# What needs to be done
Below are records; work out how many of their lines hold the string "this" and give that number alone.
━━━━━ Input records
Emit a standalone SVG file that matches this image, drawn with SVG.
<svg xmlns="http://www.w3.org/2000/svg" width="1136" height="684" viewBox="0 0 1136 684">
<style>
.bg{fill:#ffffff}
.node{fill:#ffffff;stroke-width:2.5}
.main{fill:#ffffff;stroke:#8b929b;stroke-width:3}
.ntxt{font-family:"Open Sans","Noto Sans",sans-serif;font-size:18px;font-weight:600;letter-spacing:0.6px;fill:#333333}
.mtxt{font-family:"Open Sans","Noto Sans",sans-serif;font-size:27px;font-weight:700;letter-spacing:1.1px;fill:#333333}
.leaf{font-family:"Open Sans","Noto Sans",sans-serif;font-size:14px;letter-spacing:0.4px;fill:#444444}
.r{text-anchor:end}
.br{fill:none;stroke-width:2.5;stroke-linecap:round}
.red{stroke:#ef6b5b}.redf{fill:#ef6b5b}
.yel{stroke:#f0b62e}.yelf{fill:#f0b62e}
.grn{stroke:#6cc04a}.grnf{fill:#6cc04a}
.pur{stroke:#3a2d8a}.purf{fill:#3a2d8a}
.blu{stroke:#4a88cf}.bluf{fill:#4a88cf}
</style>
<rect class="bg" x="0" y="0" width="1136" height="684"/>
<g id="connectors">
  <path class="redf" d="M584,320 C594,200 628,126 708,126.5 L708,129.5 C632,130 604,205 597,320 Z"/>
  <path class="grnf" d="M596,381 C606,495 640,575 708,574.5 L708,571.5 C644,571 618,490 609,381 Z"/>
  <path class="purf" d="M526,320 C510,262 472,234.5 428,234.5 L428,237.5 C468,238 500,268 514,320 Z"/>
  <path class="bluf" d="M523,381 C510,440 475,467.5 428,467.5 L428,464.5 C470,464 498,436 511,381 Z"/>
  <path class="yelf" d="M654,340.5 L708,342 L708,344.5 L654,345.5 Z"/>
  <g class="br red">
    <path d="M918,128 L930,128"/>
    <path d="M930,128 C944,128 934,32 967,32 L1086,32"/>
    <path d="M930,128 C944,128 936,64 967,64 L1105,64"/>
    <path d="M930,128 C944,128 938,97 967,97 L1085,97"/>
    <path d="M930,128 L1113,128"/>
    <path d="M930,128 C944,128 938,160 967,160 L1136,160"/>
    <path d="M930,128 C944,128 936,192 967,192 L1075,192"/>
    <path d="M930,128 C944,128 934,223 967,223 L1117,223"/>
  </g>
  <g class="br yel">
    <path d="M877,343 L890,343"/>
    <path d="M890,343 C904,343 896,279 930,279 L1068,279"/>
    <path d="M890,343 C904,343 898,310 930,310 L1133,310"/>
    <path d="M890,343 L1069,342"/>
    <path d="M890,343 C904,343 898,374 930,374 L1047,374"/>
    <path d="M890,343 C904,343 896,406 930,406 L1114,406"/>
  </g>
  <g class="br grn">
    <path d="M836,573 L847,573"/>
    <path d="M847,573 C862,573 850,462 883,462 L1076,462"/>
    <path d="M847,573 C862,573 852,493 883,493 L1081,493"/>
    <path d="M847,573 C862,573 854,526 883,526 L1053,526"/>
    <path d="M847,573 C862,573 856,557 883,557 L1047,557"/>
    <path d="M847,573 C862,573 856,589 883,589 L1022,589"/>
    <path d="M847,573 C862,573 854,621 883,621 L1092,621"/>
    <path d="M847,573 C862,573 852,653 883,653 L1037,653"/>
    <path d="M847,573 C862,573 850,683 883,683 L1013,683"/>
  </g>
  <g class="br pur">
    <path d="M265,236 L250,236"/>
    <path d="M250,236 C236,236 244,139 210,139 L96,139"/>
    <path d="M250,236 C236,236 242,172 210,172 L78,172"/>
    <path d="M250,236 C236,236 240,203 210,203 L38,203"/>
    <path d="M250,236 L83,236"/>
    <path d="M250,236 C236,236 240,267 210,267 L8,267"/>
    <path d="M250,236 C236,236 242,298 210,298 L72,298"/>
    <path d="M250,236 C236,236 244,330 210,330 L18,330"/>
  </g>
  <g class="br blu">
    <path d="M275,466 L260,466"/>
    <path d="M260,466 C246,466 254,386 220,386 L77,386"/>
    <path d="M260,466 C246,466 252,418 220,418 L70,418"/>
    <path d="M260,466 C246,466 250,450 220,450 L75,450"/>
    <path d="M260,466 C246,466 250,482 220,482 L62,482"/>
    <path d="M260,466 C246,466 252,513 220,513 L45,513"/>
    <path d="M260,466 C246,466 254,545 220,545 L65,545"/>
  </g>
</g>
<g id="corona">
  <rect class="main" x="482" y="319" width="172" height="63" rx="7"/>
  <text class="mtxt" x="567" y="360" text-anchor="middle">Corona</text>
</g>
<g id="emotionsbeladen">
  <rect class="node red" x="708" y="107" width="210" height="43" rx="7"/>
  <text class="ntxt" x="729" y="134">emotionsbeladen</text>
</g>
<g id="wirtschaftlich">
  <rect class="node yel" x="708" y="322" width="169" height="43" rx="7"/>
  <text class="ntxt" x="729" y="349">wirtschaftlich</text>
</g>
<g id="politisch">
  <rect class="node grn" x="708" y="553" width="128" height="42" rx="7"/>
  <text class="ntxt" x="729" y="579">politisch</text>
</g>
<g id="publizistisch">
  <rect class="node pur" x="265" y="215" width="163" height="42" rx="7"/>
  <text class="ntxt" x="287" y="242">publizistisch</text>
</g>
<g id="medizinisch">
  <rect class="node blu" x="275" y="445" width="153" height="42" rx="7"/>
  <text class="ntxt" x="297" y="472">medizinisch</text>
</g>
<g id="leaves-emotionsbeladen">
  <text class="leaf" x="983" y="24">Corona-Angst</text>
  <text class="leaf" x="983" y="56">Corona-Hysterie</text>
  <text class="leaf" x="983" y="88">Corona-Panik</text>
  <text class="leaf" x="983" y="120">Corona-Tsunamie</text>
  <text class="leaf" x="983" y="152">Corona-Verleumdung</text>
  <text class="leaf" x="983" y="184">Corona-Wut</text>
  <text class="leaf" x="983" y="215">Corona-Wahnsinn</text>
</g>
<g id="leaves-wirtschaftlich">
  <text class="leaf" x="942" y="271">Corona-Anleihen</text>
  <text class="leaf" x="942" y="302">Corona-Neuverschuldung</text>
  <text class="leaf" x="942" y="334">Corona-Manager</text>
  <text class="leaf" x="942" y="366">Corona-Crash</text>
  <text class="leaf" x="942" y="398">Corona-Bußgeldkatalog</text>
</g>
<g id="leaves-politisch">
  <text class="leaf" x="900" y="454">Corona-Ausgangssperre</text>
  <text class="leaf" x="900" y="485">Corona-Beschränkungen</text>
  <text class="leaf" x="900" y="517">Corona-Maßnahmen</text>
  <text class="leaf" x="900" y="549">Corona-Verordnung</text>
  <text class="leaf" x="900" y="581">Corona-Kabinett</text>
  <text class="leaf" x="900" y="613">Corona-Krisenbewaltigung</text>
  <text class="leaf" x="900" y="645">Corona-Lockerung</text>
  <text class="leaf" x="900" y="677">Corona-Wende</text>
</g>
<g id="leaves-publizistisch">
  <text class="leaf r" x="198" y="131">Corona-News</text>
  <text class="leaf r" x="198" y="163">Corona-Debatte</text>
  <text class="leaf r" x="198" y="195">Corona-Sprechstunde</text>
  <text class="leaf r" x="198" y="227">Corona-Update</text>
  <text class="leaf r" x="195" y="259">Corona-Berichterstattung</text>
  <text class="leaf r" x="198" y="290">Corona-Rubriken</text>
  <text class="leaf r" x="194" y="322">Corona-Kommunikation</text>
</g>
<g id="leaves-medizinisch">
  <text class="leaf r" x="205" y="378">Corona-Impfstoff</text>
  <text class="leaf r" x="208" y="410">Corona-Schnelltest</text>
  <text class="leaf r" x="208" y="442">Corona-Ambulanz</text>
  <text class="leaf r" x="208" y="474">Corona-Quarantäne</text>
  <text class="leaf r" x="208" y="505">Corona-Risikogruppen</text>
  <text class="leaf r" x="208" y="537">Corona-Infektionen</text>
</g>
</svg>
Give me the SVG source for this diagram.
━━━━━━━━━━
# Solution to the problem
2